● **EXERCISE DIRECTIONS**: Locate every line below that contains the word "seaborn" and copy it.

-- Start DATA ROWS --

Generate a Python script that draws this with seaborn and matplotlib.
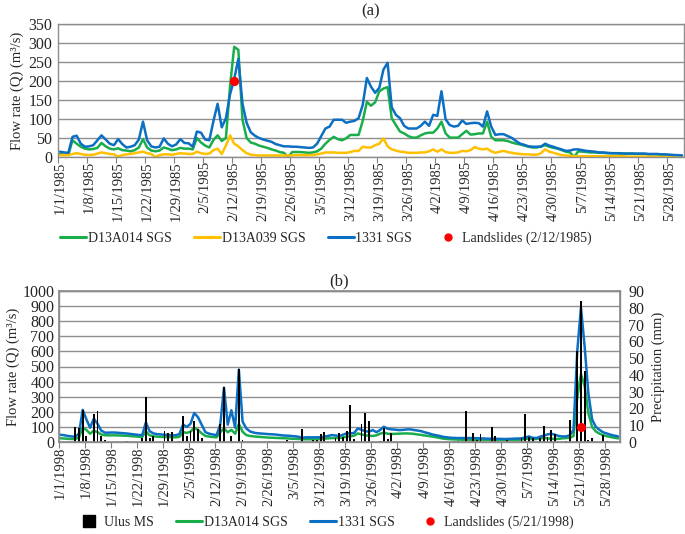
import numpy as np
import pandas as pd
import matplotlib
matplotlib.use("Agg")
import matplotlib.pyplot as plt
import seaborn as sns
from matplotlib.lines import Line2D

# (a) daily flow 1/1/1985 - 5/31/1985, m3/s
dates_1985 = pd.date_range("1985-01-01", "1985-05-31", freq="D")
q_d13a014_1985 = [
    8, 6, 6, 44, 35, 27, 22, 20, 21, 24,
    37, 28, 22, 20, 23, 18, 17, 15, 18, 25,
    47, 25, 17, 15, 17, 25, 22, 18, 20, 24,
    22, 22, 20, 50, 38, 30, 25, 45, 57, 42,
    50, 186, 290, 282, 98, 50, 38, 35, 30, 27,
    24, 20, 17, 13, 11, 0, 13, 13, 13, 12,
    11, 12, 15, 22, 35, 45, 53, 47, 44, 49,
    58, 58, 58, 95, 145, 135, 144, 173, 180, 184,
    102, 84, 67, 62, 55, 51, 51, 57, 62, 64,
    64, 75, 93, 62, 51, 51, 51, 60, 69, 59,
    60, 62, 62, 93, 53, 44, 44, 44, 42, 38,
    35, 33, 30, 27, 25, 25, 28, 31, 27, 24,
    22, 18, 14, 12, 0, 15, 14, 13, 12, 12,
    11, 11, 10, 10, 10, 9, 9, 9, 9, 8,
    8, 8, 7, 7, 7, 6, 6, 5, 5, 4, 4]
q_d13a039_1985 = [
    5, 5, 5, 8, 10, 8, 6, 5, 6, 9,
    12, 10, 8, 7, 1, 5, 7, 8, 10, 12,
    14, 10, 8, 0, 5, 7, 7, 6, 8, 10,
    9, 8, 8, 14, 10, 8, 9, 18, 22, 8,
    30, 57, 35, 28, 18, 10, 6, 5, 4, 4,
    4, 4, 4, 4, 4, 4, 4, 5, 5, 5,
    5, 5, 7, 9, 12, 12, 12, 11, 11, 11,
    13, 16, 16, 27, 25, 25, 31, 35, 49, 28,
    20, 17, 14, 13, 11, 11, 11, 12, 12, 15,
    20, 14, 20, 13, 11, 11, 12, 16, 15, 18,
    26, 22, 20, 22, 15, 11, 14, 16, 13, 11,
    9, 8, 7, 7, 6, 6, 10, 20, 14, 11,
    8, 5, 4, 3, 2, 2, 2, 2, 2, 2,
    2, 2, 2, 2, 2, 2, 2, 1, 1, 1,
    1, 1, 1, 1, 1, 1, 1, 1, 1, 1, 1]
q_1331_1985 = [
    14, 12, 11, 53, 56, 35, 27, 28, 31, 44,
    57, 46, 35, 31, 47, 34, 25, 27, 31, 46,
    93, 44, 28, 25, 27, 49, 35, 28, 33, 47,
    37, 36, 27, 67, 64, 46, 44, 95, 140, 78,
    102, 165, 205, 258, 140, 90, 65, 56, 50, 46,
    43, 40, 34, 31, 28, 28, 27, 27, 26, 25,
    24, 25, 35, 55, 75, 80, 98, 98, 98, 90,
    93, 95, 102, 137, 208, 185, 169, 182, 230, 248,
    131, 111, 102, 82, 75, 75, 75, 82, 93, 82,
    111, 108, 173, 99, 84, 80, 82, 96, 87, 89,
    90, 89, 80, 120, 80, 58, 60, 60, 55, 50,
    42, 35, 32, 28, 27, 27, 27, 35, 30, 27,
    23, 20, 16, 17, 20, 20, 18, 16, 15, 14,
    12, 12, 11, 10, 10, 10, 9, 9, 9, 9,
    9, 9, 8, 8, 8, 7, 7, 6, 5, 5, 4]
landslide_1985 = ("1985-02-12", 200)

# (b) daily flow and rain 1/1/1998 - 5/31/1998
dates_1998 = pd.date_range("1998-01-01", "1998-05-31", freq="D")
q_d13a014_1998 = [
    25, 23, 21, 20, 20, 30, 95, 80, 55, 75,
    65, 50, 45, 44, 44, 44, 43, 42, 41, 39,
    37, 35, 33, 70, 45, 38, 35, 34, 33, 32,
    31, 31, 34, 66, 60, 68, 95, 80, 58, 40,
    36, 33, 31, 65, 90, 65, 80, 55, 120, 68,
    46, 40, 37, 35, 33, 31, 29, 28, 27, 26,
    25, 24, 22, 21, 20, 18, 18, 18, 18, 18,
    20, 22, 24, 26, 26, 27, 30, 35, 38, 42,
    57, 50, 44, 42, 40, 44, 55, 62, 55, 53,
    54, 55, 56, 57, 56, 54, 50, 47, 43, 40,
    36, 32, 27, 22, 20, 18, 17, 16, 15, 15,
    15, 15, 15, 15, 15, 15, 15, 15, 15, 15,
    15, 15, 15, 15, 16, 20, 22, 19, 20, 24,
    26, 24, 22, 20, 21, 24, 26, 28, 40, 290,
    450, 370, 190, 100, 70, 55, 45, 38, 33, 28, 24]
q_1331_1998 = [
    48, 45, 40, 37, 35, 55, 213, 150, 95, 155,
    120, 75, 62, 62, 63, 62, 60, 58, 56, 53,
    50, 47, 45, 130, 72, 57, 52, 50, 48, 46,
    45, 45, 52, 115, 100, 120, 192, 165, 115, 65,
    55, 50, 45, 115, 360, 115, 210, 95, 480, 135,
    90, 70, 62, 58, 56, 54, 52, 51, 49, 46,
    43, 42, 40, 38, 35, 28, 31, 31, 31, 31,
    32, 35, 40, 46, 43, 40, 48, 57, 57, 60,
    90, 80, 72, 68, 79, 65, 80, 101, 88, 84,
    82, 79, 80, 83, 84, 80, 76, 72, 64, 58,
    50, 45, 40, 34, 31, 28, 27, 26, 26, 26,
    26, 26, 25, 24, 23, 22, 22, 21, 21, 20,
    20, 21, 22, 23, 24, 30, 37, 28, 26, 35,
    42, 50, 55, 48, 40, 37, 37, 45, 80, 600,
    890, 630, 320, 150, 100, 80, 64, 56, 48, 42, 37]
# Ulus MS precipitation (mm), only rainy days
rain_dates_1998 = [
    "1998-01-05", "1998-01-06", "1998-01-07", "1998-01-08", "1998-01-10",
    "1998-01-11", "1998-01-12", "1998-01-13", "1998-01-19", "1998-01-23",
    "1998-01-24", "1998-01-25", "1998-01-26", "1998-01-29", "1998-01-30",
    "1998-01-31", "1998-02-02", "1998-02-03", "1998-02-04", "1998-02-05",
    "1998-02-06", "1998-02-07", "1998-02-08", "1998-02-13", "1998-02-14",
    "1998-02-16", "1998-02-18", "1998-02-19", "1998-02-26", "1998-03-03",
    "1998-03-07", "1998-03-10", "1998-03-11", "1998-03-12", "1998-03-13",
    "1998-03-16", "1998-03-17", "1998-03-18", "1998-03-19", "1998-03-20",
    "1998-03-21", "1998-03-23", "1998-03-24", "1998-03-25", "1998-03-28",
    "1998-03-29", "1998-03-30", "1998-03-31", "1998-04-17", "1998-04-18",
    "1998-04-20", "1998-04-22", "1998-04-23", "1998-04-24", "1998-04-27",
    "1998-04-28", "1998-05-01", "1998-05-05", "1998-05-06", "1998-05-07",
    "1998-05-08", "1998-05-10", "1998-05-11", "1998-05-12", "1998-05-13",
    "1998-05-14", "1998-05-17", "1998-05-18", "1998-05-20", "1998-05-21",
    "1998-05-22", "1998-05-23", "1998-05-24", "1998-05-27", "1998-05-28"]
rain_mm_1998 = [
    8.7, 8.3, 19.2, 3.8, 16.6,
    18.2, 3.8, 1.4, 0.8, 2.4,
    26.7, 2.4, 3.4, 6.3, 5.3,
    5.7, 0.8, 15.6, 3.4, 6.3,
    12.5, 7.7, 2.4, 10.9, 33.0,
    3.4, 43.4, 1.0, 0.8, 1.2,
    7.5, 1.0, 1.0, 4.8, 5.7,
    2.4, 5.1, 3.2, 6.5, 22.0,
    1.6, 11.0, 17.4, 12.7, 0.8,
    8.1, 1.6, 5.5, 0.8, 0.8,
    18.2, 5.3, 1.4, 5.0, 8.9,
    3.8, 1.0, 2.4, 16.6, 3.0,
    2.4, 2.4, 9.3, 3.0, 7.3,
    5.0, 0.8, 13.3, 54.0, 84.0,
    42.6, 1.0, 2.4, 4.2, 0.8]
landslide_1998 = ("1998-05-21", 100)

GREEN = "#1aae4a"
YELLOW = "#ffc000"
BLUE = "#0b6fc4"
GRID = "#8f8f8f"
FS = 10.5
FS_Y = 11.5
FS_LEG = 10

sns.set_theme(style="white")
plt.rcParams["font.family"] = ["Liberation Serif", "DejaVu Serif"]
plt.rcParams["font.size"] = FS

fig = plt.figure(figsize=(6.85, 5.34), dpi=100)
ax_a = fig.add_axes([58 / 685, 1 - 157 / 534, 626 / 685, 133 / 534])
ax_b = fig.add_axes([58.5 / 685, 1 - 442 / 534, 561.5 / 685, 151 / 534])
ax_b2 = ax_b.twinx()


def day_index(dates, start):
    return (pd.to_datetime(pd.Series(dates)) - pd.Timestamp(start)).dt.days.to_numpy()


def style_date_axis(ax, dates):
    n = len(dates)
    ax.set_xlim(-0.5, n - 0.5)
    pos = np.arange(0, n, 7)
    ax.set_xticks(pos)
    ax.set_xticklabels([f"{d.month}/{d.day}/{d.year}" for d in dates[::7]],
                       rotation=90, fontsize=FS)
    ax.set_xticks(pos - 0.5, minor=True)
    ax.tick_params(axis="x", which="major", length=0, pad=3)
    ax.tick_params(axis="x", which="minor", length=4, width=0.8,
                   color="#7f7f7f", direction="out", bottom=True)
    ax.set_xlabel("")
    ax.yaxis.grid(True, color=GRID, linewidth=1.0)
    ax.set_axisbelow(True)
    for s in ax.spines.values():
        s.set_color("#8c8c8c")
        s.set_linewidth(1.0)


def legend_kw(x, y):
    return dict(loc="center", bbox_to_anchor=(x / 685, 1 - y / 534), ncol=4,
                frameon=False, handlelength=1.9, handletextpad=0.1,
                columnspacing=1.6, fontsize=FS_LEG)


# panel (a)
start_a = dates_1985[0]
df_a = pd.DataFrame({
    "day": np.arange(len(dates_1985)),
    "D13A014 SGS": q_d13a014_1985,
    "D13A039 SGS": q_d13a039_1985,
    "1331 SGS": q_1331_1985,
}).melt(id_vars="day", var_name="station", value_name="Q")
sns.lineplot(data=df_a, x="day", y="Q", hue="station",
             hue_order=["D13A014 SGS", "D13A039 SGS", "1331 SGS"],
             palette=[GREEN, YELLOW, BLUE], linewidth=1.8,
             legend=False, ax=ax_a)
ax_a.scatter(day_index([landslide_1985[0]], start_a), [landslide_1985[1]],
             color="red", s=45, zorder=5, linewidths=0)
style_date_axis(ax_a, dates_1985)
ax_a.set_ylim(0, 350)
ax_a.set_yticks(range(0, 351, 50))
ax_a.tick_params(axis="y", length=0, pad=4, labelsize=FS_Y)
ax_a.set_ylabel("Flow rate (Q) (m³/s)", fontsize=FS, labelpad=3)
ax_a.set_title("(a)", fontsize=12, pad=6)

fig.legend(
    handles=[Line2D([], [], color=GREEN, lw=2.2),
             Line2D([], [], color=YELLOW, lw=2.2),
             Line2D([], [], color=BLUE, lw=2.2),
             Line2D([], [], color="red", marker="o", ls="", ms=5)],
    labels=["D13A014 SGS", "D13A039 SGS", "1331 SGS", "Landslides (2/12/1985)"],
    **legend_kw(326, 238))

# panel (b)
start_b = dates_1998[0]
rain_full = np.zeros(len(dates_1998))
rain_full[day_index(rain_dates_1998, start_b)] = rain_mm_1998
df_rain = pd.DataFrame({"day": np.arange(len(dates_1998)), "P": rain_full})

df_b = pd.DataFrame({
    "day": np.arange(len(dates_1998)),
    "D13A014 SGS": q_d13a014_1998,
    "1331 SGS": q_1331_1998,
}).melt(id_vars="day", var_name="station", value_name="Q")
sns.lineplot(data=df_b, x="day", y="Q", hue="station",
             hue_order=["D13A014 SGS", "1331 SGS"],
             palette=[GREEN, BLUE], linewidth=1.8, legend=False, ax=ax_b)
sns.barplot(data=df_rain, x="day", y="P", native_scale=True, width=0.5,
            color="black", saturation=1, errorbar=None, linewidth=0,
            edgecolor="black", ax=ax_b2)
ax_b2.plot(day_index([landslide_1998[0]], start_b), [landslide_1998[1]], "o",
           color="red", ms=6.5, mew=0, zorder=6, transform=ax_b.transData)

style_date_axis(ax_b, dates_1998)
ax_b.set_ylim(0, 1000)
ax_b.set_yticks(range(0, 1001, 100))
ax_b.tick_params(axis="y", length=0, pad=3, labelsize=FS_Y)
ax_b.set_ylabel("Flow rate (Q) (m³/s)", fontsize=FS, labelpad=2)
ax_b.set_title("(b)", fontsize=12, pad=4)

ax_b2.set_xlim(-0.5, len(dates_1998) - 0.5)
ax_b2.set_ylim(0, 90)
ax_b2.set_yticks(range(0, 91, 10))
ax_b2.tick_params(axis="y", length=0, pad=6, labelsize=FS_Y)
ax_b2.set_ylabel("Precipitation (mm)", fontsize=FS, labelpad=5)
ax_b2.set_xlabel("")
ax_b2.grid(False)
for s in ax_b2.spines.values():
    s.set_color("#8c8c8c")

fig.legend(
    handles=[Line2D([], [], color="black", marker="s", ls="", ms=8),
             Line2D([], [], color=GREEN, lw=2.2),
             Line2D([], [], color=BLUE, lw=2.2),
             Line2D([], [], color="red", marker="o", ls="", ms=5)],
    labels=["Ulus MS", "D13A014 SGS", "1331 SGS", "Landslides (5/21/1998)"],
    **legend_kw(325, 522))

fig.savefig("out.png", dpi=100)
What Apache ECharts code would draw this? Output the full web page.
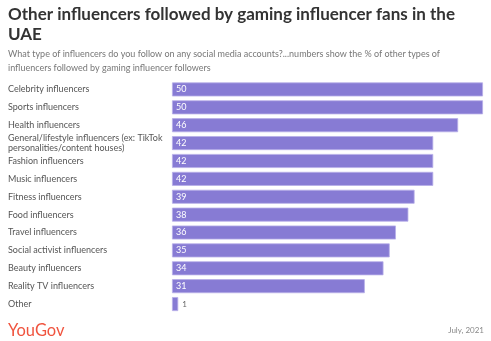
<!DOCTYPE html>
<html><head><meta charset="utf-8">
<script src="https://cdn.jsdelivr.net/npm/echarts@6/dist/echarts.min.js"></script>
<style>html,body{margin:0;padding:0;background:#fff}#c{width:491px;height:341px}</style>
</head><body><div id="c"></div>
<script>
const categories = [
  "Celebrity influencers",
  "Sports influencers",
  "Health influencers",
  "General/lifestyle influencers (ex: TikTok\npersonalities/content houses)",
  "Fashion influencers",
  "Music influencers",
  "Fitness influencers",
  "Food influencers",
  "Travel influencers",
  "Social activist influencers",
  "Beauty influencers",
  "Reality TV influencers",
  "Other"
];
const values = [50, 50, 46, 42, 42, 42, 39, 38, 36, 35, 34, 31, 1];

const chart = echarts.init(document.getElementById('c'), null, {renderer: 'canvas'});
const FONT = 'Lato, "Open Sans", sans-serif';
chart.setOption({
  animation: false,
  title: [
    {text: 'Other influencers followed by gaming influencer fans in the\nUAE', left: 8, top: 5, padding: 0,
     textStyle: {fontFamily: FONT, fontSize: 17, fontWeight: 'bold', color: '#333', lineHeight: 20}},
    {text: 'What type of influencers do you follow on any social media accounts?...numbers show the % of other types of\ninfluencers followed by gaming influencer followers', left: 8, top: 47, padding: 0,
     textStyle: {fontFamily: FONT, fontSize: 9, fontWeight: 'normal', color: '#777', lineHeight: 14}},
    {text: 'YouGov', left: 8, top: 322, padding: 0,
     textStyle: {fontFamily: FONT, fontSize: 16.5, fontWeight: 'normal', color: '#f0543f'}},
    {text: 'July, 2021', right: 7, top: 326, padding: 0,
     textStyle: {fontFamily: FONT, fontSize: 8, fontWeight: 'normal', color: '#888'}}
  ],
  grid: {left: 172, right: 8, top: 80.5, bottom: 28, containLabel: false},
  xAxis: {type: 'value', min: 0, max: 50, show: false},
  yAxis: {
    type: 'category', data: categories, inverse: true,
    axisLine: {show: false}, axisTick: {show: false},
    axisLabel: {margin: 164, align: 'left', color: '#555', fontFamily: FONT, fontSize: 9, lineHeight: 10.5}
  },
  series: [{
    type: 'bar', barWidth: 14,
    data: values.map(v => v < 5 ? {value: v, label: {position: 'right', color: '#666', fontSize: 8}} : v),
    itemStyle: {color: '#877bd4', borderColor: '#b8aee8', borderWidth: 0.8},
    label: {show: true, position: 'insideLeft', distance: 4, color: '#fff',
      fontFamily: FONT, fontSize: 9, formatter: p => p.value}
  }]
});
</script></body></html>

-- End DATA ROWS --

● **TASK SOLUTION**:
Generate a Python script that draws this with seaborn and matplotlib.
import seaborn as sns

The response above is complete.